For those who may have read my other headphone reviews, this is one case where swapping out earpads is actually not recommended. Not only are these much more balanced out of the box, not to mention those really nice feeling pads I pointed out earlier, but swapping them out killed the low end in a rather unpleasant way. If you want to adjust the sound here, stick with the equalizer. I did have to rotate them a bit more forward than I expected in order to get a good seal around my ears, though.

As I already stated, they sound really quite good out of the box. They have only one minor flaw, which I attribute to a lack of damping or perhaps early reflections (but I could be wrong on this): some music (and I do mean some – not all is affected) at times has a bit of a 'mushy' or undamped sound to it. Typically a small amount of strategically placed felt or fiberglass/cotton/etc. can fix this, but sometimes these changes can also be detrimental in other ways, so I haven't done this yet.
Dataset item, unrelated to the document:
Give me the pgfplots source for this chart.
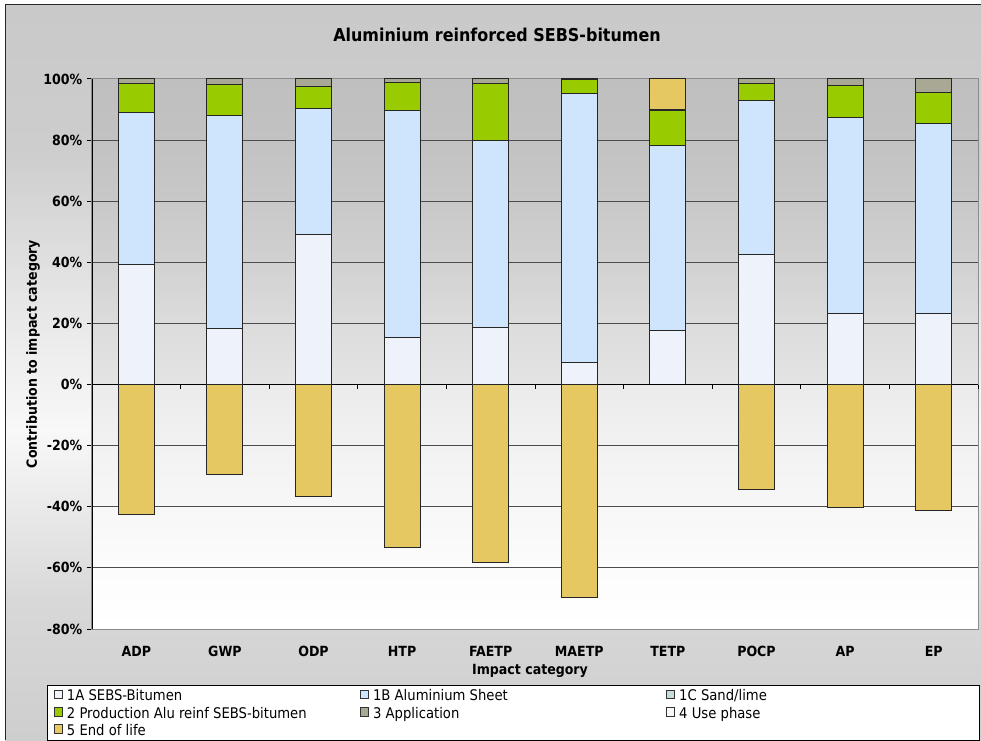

Turning off the vibration does help, but not totally eliminate this. Other than my preference for a slightly brighter out of the box presentation, this is my only other complaint with these headphones.

The Gamdias Hebe M1 RGB Virtual 7.1 Surround Sound Gaming Headset is one of the best gaming headsets to come past my desk. Like many leather bound headphones, they do get warm, and may cause ear pressure fatigue after a few hours. But outside of this, they sound so much better than the previous models I have heard, and are honestly really quite good right out of the box. (My Hi-Fi headphones still sound better, but these are much, much closer than previous models.) The spatial localization is very good, the build quality is excellent, and the sound is vastly improved over previous models. There is still room for improvement – there always is – but if you are looking for a good, well built gaming headset, this is absolutely a great choice.